▶ _Written task_: Among the lines listed below, count those that include the string "this", and state only the count.

▶ _Dataset entries_:
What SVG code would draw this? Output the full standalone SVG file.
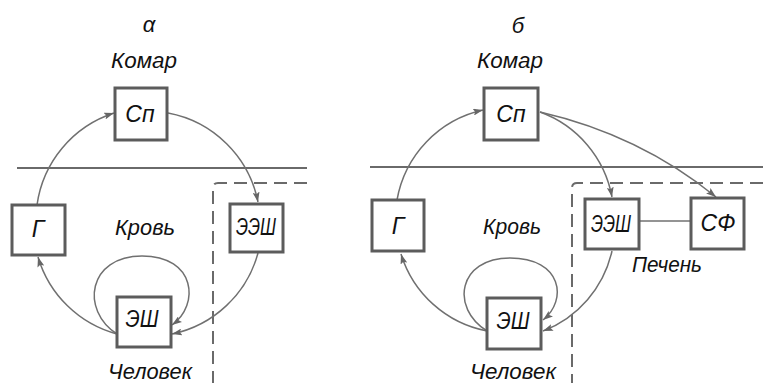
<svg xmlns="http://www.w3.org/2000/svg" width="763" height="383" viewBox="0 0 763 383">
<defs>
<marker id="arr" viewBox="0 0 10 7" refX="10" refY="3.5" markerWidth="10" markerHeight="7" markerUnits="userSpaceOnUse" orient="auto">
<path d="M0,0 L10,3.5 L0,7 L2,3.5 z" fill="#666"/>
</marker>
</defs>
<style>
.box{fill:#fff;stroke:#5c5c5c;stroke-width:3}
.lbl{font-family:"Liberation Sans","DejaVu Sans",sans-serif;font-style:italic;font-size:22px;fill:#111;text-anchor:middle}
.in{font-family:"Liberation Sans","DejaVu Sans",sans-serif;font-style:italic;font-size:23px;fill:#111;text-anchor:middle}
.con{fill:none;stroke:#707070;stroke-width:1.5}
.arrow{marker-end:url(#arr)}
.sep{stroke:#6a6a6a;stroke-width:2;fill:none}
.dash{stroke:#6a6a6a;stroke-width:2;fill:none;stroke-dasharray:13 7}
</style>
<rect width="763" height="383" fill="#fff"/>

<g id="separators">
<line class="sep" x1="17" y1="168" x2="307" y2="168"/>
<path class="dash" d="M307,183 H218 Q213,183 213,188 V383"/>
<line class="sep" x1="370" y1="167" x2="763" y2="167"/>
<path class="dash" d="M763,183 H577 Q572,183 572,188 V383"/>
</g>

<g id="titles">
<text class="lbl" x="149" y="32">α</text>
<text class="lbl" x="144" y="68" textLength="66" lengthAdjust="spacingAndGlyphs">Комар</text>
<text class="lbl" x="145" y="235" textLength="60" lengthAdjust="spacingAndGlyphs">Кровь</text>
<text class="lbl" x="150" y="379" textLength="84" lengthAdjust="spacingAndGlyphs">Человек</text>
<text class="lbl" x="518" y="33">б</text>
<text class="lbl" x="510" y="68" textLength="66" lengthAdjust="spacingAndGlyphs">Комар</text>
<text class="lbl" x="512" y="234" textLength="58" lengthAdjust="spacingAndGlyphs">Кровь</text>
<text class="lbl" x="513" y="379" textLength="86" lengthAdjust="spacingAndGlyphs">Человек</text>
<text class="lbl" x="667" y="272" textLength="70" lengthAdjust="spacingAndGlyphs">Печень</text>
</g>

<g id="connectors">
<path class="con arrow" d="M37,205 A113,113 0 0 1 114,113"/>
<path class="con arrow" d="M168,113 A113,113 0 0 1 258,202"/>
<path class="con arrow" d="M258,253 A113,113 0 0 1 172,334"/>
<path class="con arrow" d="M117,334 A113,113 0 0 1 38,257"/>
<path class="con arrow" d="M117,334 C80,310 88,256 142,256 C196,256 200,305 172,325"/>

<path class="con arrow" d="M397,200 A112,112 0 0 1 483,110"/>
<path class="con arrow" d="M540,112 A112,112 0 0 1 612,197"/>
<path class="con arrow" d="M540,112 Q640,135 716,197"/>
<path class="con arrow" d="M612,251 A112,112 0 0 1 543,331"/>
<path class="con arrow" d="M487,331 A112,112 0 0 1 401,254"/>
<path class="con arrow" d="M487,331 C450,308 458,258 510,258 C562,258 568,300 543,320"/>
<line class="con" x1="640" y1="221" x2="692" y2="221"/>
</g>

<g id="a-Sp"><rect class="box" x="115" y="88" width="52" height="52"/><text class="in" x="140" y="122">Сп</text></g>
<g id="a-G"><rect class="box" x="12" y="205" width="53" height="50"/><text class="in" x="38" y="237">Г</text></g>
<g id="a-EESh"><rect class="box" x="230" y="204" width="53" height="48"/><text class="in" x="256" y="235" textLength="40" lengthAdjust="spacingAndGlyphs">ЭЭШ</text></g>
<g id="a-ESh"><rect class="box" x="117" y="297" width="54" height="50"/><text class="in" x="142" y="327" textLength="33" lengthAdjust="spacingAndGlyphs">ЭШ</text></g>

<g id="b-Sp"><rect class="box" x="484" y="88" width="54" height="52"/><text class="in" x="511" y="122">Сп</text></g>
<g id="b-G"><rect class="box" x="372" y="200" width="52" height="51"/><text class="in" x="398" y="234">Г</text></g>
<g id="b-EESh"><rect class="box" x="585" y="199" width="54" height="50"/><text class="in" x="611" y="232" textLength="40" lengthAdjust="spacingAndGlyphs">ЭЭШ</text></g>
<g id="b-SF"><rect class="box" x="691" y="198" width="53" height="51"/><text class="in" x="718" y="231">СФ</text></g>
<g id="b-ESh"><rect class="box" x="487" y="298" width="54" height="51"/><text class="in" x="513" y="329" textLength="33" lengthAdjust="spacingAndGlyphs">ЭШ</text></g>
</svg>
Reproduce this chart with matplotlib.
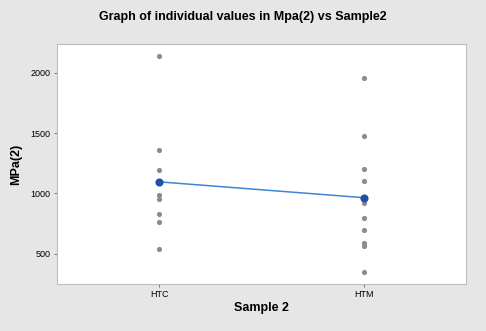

▶ _Output of the task_: 2